• _Task brief_
Retype every line from the start of the entries below down to the line with "plt.rcParams['font.family'] = ['Roboto', 'DejaVu", both ends included; skip the pictures.

• _The input_
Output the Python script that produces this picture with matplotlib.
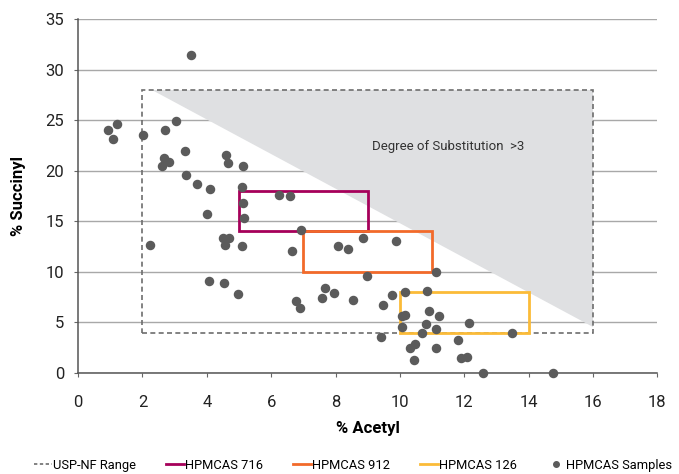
import matplotlib.pyplot as plt
from matplotlib.lines import Line2D
from matplotlib.patches import Rectangle, Polygon

plt.rcParams['font.family'] = ['Roboto', 'DejaVu Sans']

# HPMCAS samples (% acetyl, % succinyl)
acetyl = [0.94, 1.21, 1.07, 2.03, 2.71, 3.05, 3.52, 3.33, 2.67, 2.84, 2.62, 4.59, 4.67,
          5.11, 3.36, 3.69, 4.10, 5.09, 6.25, 6.60, 5.11, 4.00, 5.16, 2.24, 4.50, 4.68,
          4.58, 5.08, 6.64, 6.92, 4.08, 4.52, 4.98, 6.78, 6.91, 8.09, 8.38, 8.86, 9.89,
          11.13, 8.99, 7.67, 7.59, 7.94, 8.55, 9.49, 9.77, 10.16, 10.83, 10.17, 10.08,
          10.91, 11.21, 10.81, 10.08, 11.13, 10.69, 12.15, 13.48, 9.42, 11.82, 10.48,
          10.31, 11.13, 10.45, 11.91, 12.08, 12.59, 14.77]
succinyl = [24.06, 24.59, 23.11, 23.56, 24.03, 24.89, 31.41, 21.98, 21.23, 20.89, 20.50,
            21.52, 20.73, 20.47, 19.55, 18.66, 18.19, 18.39, 17.60, 17.50, 16.84, 15.69,
            15.28, 12.66, 13.35, 13.35, 12.63, 12.59, 12.03, 14.14, 9.13, 8.87, 7.84,
            7.15, 6.46, 12.59, 12.23, 13.35, 13.05, 9.99, 9.56, 8.37, 7.45, 7.94, 7.22,
            6.69, 7.68, 7.98, 8.11, 5.76, 5.67, 6.16, 5.67, 4.84, 4.52, 4.32, 3.93, 4.97,
            3.95, 3.56, 3.23, 2.87, 2.44, 2.47, 1.26, 1.48, 1.55, 0.0, 0.0]

# spec ranges: name, (acetyl min, max), (succinyl min, max), colour
ranges = ['USP-NF Range', 'HPMCAS 716', 'HPMCAS 912', 'HPMCAS 126']
acetyl_ranges = [(2, 16), (5, 9), (7, 11), (10, 14)]
succinyl_ranges = [(4, 28), (14, 18), (10, 14), (4, 8)]
range_colors = ['#6d6d6d', '#a6005a', '#f26a2a', '#fbbb38']

# degree of substitution > 3 region
ds_x = [2.3, 16, 16]
ds_y = [28, 28, 4.6]

fig = plt.figure(figsize=(6.79, 4.74), dpi=100)
ax = fig.add_axes([0.115, 0.213, 0.853, 0.747])

ax.add_patch(Polygon(list(zip(ds_x, ds_y)), closed=True, facecolor='#dfe0e2',
                     edgecolor='none', zorder=1))
ax.text(11.5, 22.4, 'Degree of Substitution  >3', fontsize=9.5, color='#333333',
        ha='center', va='center', zorder=2)

for i, name in enumerate(ranges):
    x0, x1 = acetyl_ranges[i]
    y0, y1 = succinyl_ranges[i]
    if i == 0:
        ax.add_patch(Rectangle((x0, y0), x1 - x0, y1 - y0, fill=False,
                               edgecolor=range_colors[i], linestyle=(0, (3, 2)),
                               linewidth=1.2, zorder=3))
    else:
        ax.add_patch(Rectangle((x0, y0), x1 - x0, y1 - y0, fill=False,
                               edgecolor=range_colors[i], linewidth=2, zorder=3))

ax.scatter(acetyl, succinyl, s=34, color='#5b5b5b', zorder=4, clip_on=False)

ax.set_xlim(0, 18)
ax.set_ylim(0, 35)
ax.set_xticks(range(0, 19, 2))
ax.set_yticks(range(0, 36, 5))
ax.yaxis.grid(True, color='#a8a8a8', linewidth=1)
ax.set_axisbelow(True)
for s in ['top', 'right']:
    ax.spines[s].set_visible(False)
for s in ['left', 'bottom']:
    ax.spines[s].set_color('#555555')
    ax.spines[s].set_linewidth(1.1)
ax.tick_params(labelsize=12, colors='#222222', length=3, color='#666666')
ax.tick_params(axis='x', pad=13)
ax.tick_params(axis='y', pad=7)
ax.set_xlabel('% Acetyl', fontsize=12, fontweight='bold', labelpad=8)
ax.set_ylabel('% Succinyl', fontsize=12, fontweight='bold', labelpad=14)

handles = [Line2D([], [], color=range_colors[0], linestyle=(0, (2, 1.5)), lw=1.2)]
handles += [Line2D([], [], color=c, lw=2) for c in range_colors[1:]]
handles.append(Line2D([], [], color='#5b5b5b', marker='o', linestyle='none', markersize=4))
fig.legend(handles, ranges + ['HPMCAS Samples'], loc='lower center',
           bbox_to_anchor=(0.52, -0.02), ncol=5, frameon=False, fontsize=9.3,
           handlelength=1.4, handletextpad=0.1, columnspacing=2.3)

fig.savefig('out.png', dpi=100)
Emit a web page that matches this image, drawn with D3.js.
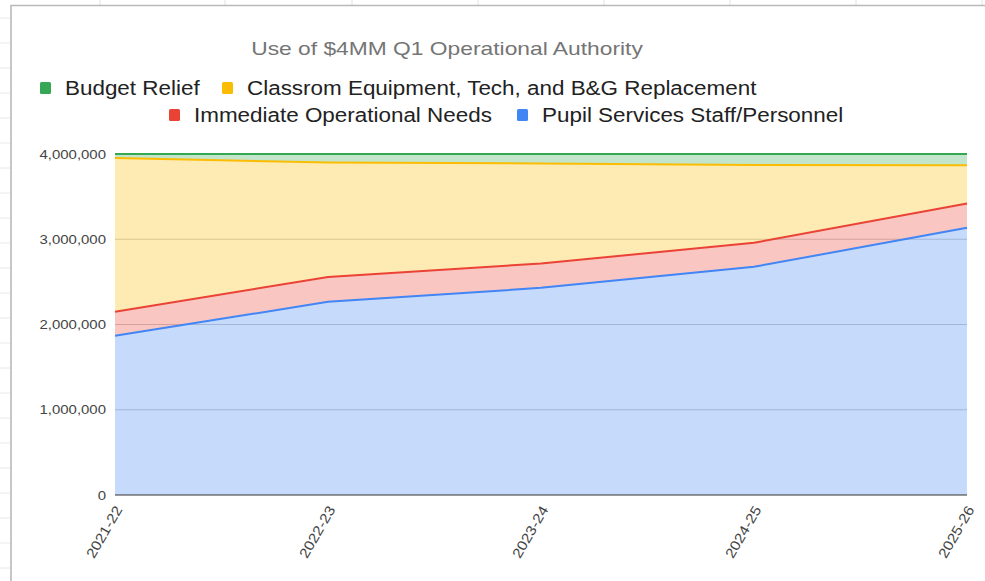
<!DOCTYPE html>
<html>
<head>
<meta charset="utf-8">
<script src="https://cdn.jsdelivr.net/npm/d3@7"></script>
<style>
  body { margin: 0; background: #fff; }
  svg { display: block; font-family: Arial, "Liberation Sans", sans-serif; }
</style>
</head>
<body>
<div id="chart"></div>
<script>
/**
 * Chart data.
 */
var YEARS = ["2021-22", "2022-23", "2023-24", "2024-25", "2025-26"];
var PUPIL = [1867000, 2266000, 2430000, 2677000, 3134000];
var IMMEDIATE = [282000, 292000, 286000, 281000, 286000];
var CLASSROOM = [1805000, 1342000, 1173000, 914000, 449000];
var BUDGET = [46000, 100000, 111000, 128000, 131000];
var Y_TICKS = [0, 1000000, 2000000, 3000000, 4000000];

var SERIES = [
    {key: "pupil", name: "Pupil Services Staff/Personnel", values: PUPIL, color: "#4285F4"},
    {key: "immediate", name: "Immediate Operational Needs", values: IMMEDIATE, color: "#EA4335"},
    {key: "classroom", name: "Classrom Equipment, Tech, and B&G Replacement", values: CLASSROOM, color: "#FBBC04"},
    {key: "budget", name: "Budget Relief", values: BUDGET, color: "#34A853"}
];

var WIDTH = 985, HEIGHT = 581;
var PLOT = {left: 115, right: 967, top: 154, bottom: 495};
// the screenshot is a little stretched sideways, so text is too
var STRETCH = 1.15;

var SVG = d3.select("#chart").append("svg")
    .attr("width", WIDTH)
    .attr("height", HEIGHT);

/**
 * Stretch a text selection horizontally to match the screenshot.
 */
function stretch(sel, k) {
    sel.each(function () {
        var len = this.getComputedTextLength();
        d3.select(this).attr("textLength", len * k).attr("lengthAdjust", "spacingAndGlyphs");
    });
}

/**
 * Faint spreadsheet grid behind the chart frame.
 */
var LAYER_SHEET = SVG.append("g");
[100, 225, 352, 478, 604, 730, 856, 982].forEach(function (x) {
    LAYER_SHEET.append("line").attr("x1", x).attr("x2", x).attr("y1", 0).attr("y2", 5)
        .attr("stroke", "#e2e2e2");
});
for (var ry = 18; ry < HEIGHT; ry += 25) {
    LAYER_SHEET.append("line").attr("x1", 0).attr("x2", 10).attr("y1", ry).attr("y2", ry)
        .attr("stroke", "#e8e8e8");
}
LAYER_SHEET.append("path").attr("d", "M11," + HEIGHT + "V5.5H" + WIDTH)
    .attr("fill", "none").attr("stroke", "#b9b9b9").attr("stroke-width", 1.6);

/**
 * Title and legend.
 */
SVG.append("text").attr("x", 447).attr("y", 55).attr("text-anchor", "middle")
    .attr("font-size", 19).attr("fill", "#757575")
    .text("Use of $4MM Q1 Operational Authority")
    .call(stretch, 1.2);

var LEGEND_ROWS = [
    [{s: SERIES[3], x: 40}, {s: SERIES[2], x: 222}],
    [{s: SERIES[1], x: 169}, {s: SERIES[0], x: 517}]
];
LEGEND_ROWS.forEach(function (row, r) {
    var y = 82 + r * 27;
    row.forEach(function (item) {
        SVG.append("rect").attr("x", item.x).attr("y", y).attr("width", 11).attr("height", 12)
            .attr("rx", 1.5).attr("fill", item.s.color);
        SVG.append("text").attr("x", item.x + 25).attr("y", y + 13)
            .attr("font-size", 19.5).attr("fill", "#222").text(item.s.name)
            .call(stretch, STRETCH);
    });
});

/**
 * Scales.
 */
var x = d3.scalePoint().domain(YEARS).range([PLOT.left, PLOT.right]);
var y = d3.scaleLinear().domain([0, 4000000]).range([PLOT.bottom, PLOT.top]);

var rows = YEARS.map(function (yr, i) {
    var row = {year: yr};
    SERIES.forEach(function (s) { row[s.key] = s.values[i]; });
    return row;
});
var stacked = d3.stack().keys(SERIES.map(function (s) { return s.key; }))(rows);

/**
 * Gridlines and y axis.
 */
var gridG = SVG.append("g");
Y_TICKS.slice(1).forEach(function (t) {
    gridG.append("line").attr("x1", PLOT.left).attr("x2", PLOT.right)
        .attr("y1", y(t)).attr("y2", y(t)).attr("stroke", "#cccccc").attr("stroke-width", 1);
});

var yAxis = SVG.append("g").attr("transform", "translate(" + PLOT.left + ",0)")
    .call(d3.axisLeft(y).tickValues(Y_TICKS).tickSize(0).tickPadding(9)
        .tickFormat(d3.format(",")));
yAxis.select(".domain").remove();
yAxis.selectAll("text").attr("font-size", 13).attr("fill", "#444")
    .attr("font-family", "Arial, 'Liberation Sans', sans-serif")
    .call(stretch, STRETCH);

/**
 * Stacked areas and their top lines.
 */
var area = d3.area().x(function (d) { return x(d.data.year); })
    .y0(function (d) { return y(d[0]); }).y1(function (d) { return y(d[1]); });
var line = d3.line().x(function (d) { return x(d.data.year); })
    .y(function (d) { return y(d[1]); });

SVG.append("g").selectAll("path").data(stacked).join("path")
    .attr("d", area)
    .attr("fill", function (d, i) { return SERIES[i].color; })
    .attr("fill-opacity", 0.3);

SVG.append("g").selectAll("path").data(stacked).join("path")
    .attr("d", line)
    .attr("fill", "none")
    .attr("stroke", function (d, i) { return SERIES[i].color; })
    .attr("stroke-width", 2);

/**
 * Baseline and x axis.
 */
SVG.append("line").attr("x1", PLOT.left).attr("x2", PLOT.right)
    .attr("y1", y(0)).attr("y2", y(0)).attr("stroke", "#333").attr("stroke-width", 1.2);

var xAxis = SVG.append("g").attr("transform", "translate(0," + PLOT.bottom + ")")
    .call(d3.axisBottom(x).tickSize(0).tickPadding(0));
xAxis.select(".domain").remove();
xAxis.selectAll("text")
    .attr("font-size", 14).attr("fill", "#444")
    .attr("font-family", "Arial, 'Liberation Sans', sans-serif")
    .attr("text-anchor", "end")
    .attr("dy", "0.35em")
    .attr("transform", "translate(3,12) rotate(-60)")
    .call(stretch, 1.12);
</script>
</body>
</html>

• _Response below_
Output the Python script that produces this picture with matplotlib.
import matplotlib.pyplot as plt
from matplotlib.lines import Line2D
from matplotlib.patches import Rectangle, Polygon

plt.rcParams['font.family'] = ['Roboto', 'DejaVu Sans']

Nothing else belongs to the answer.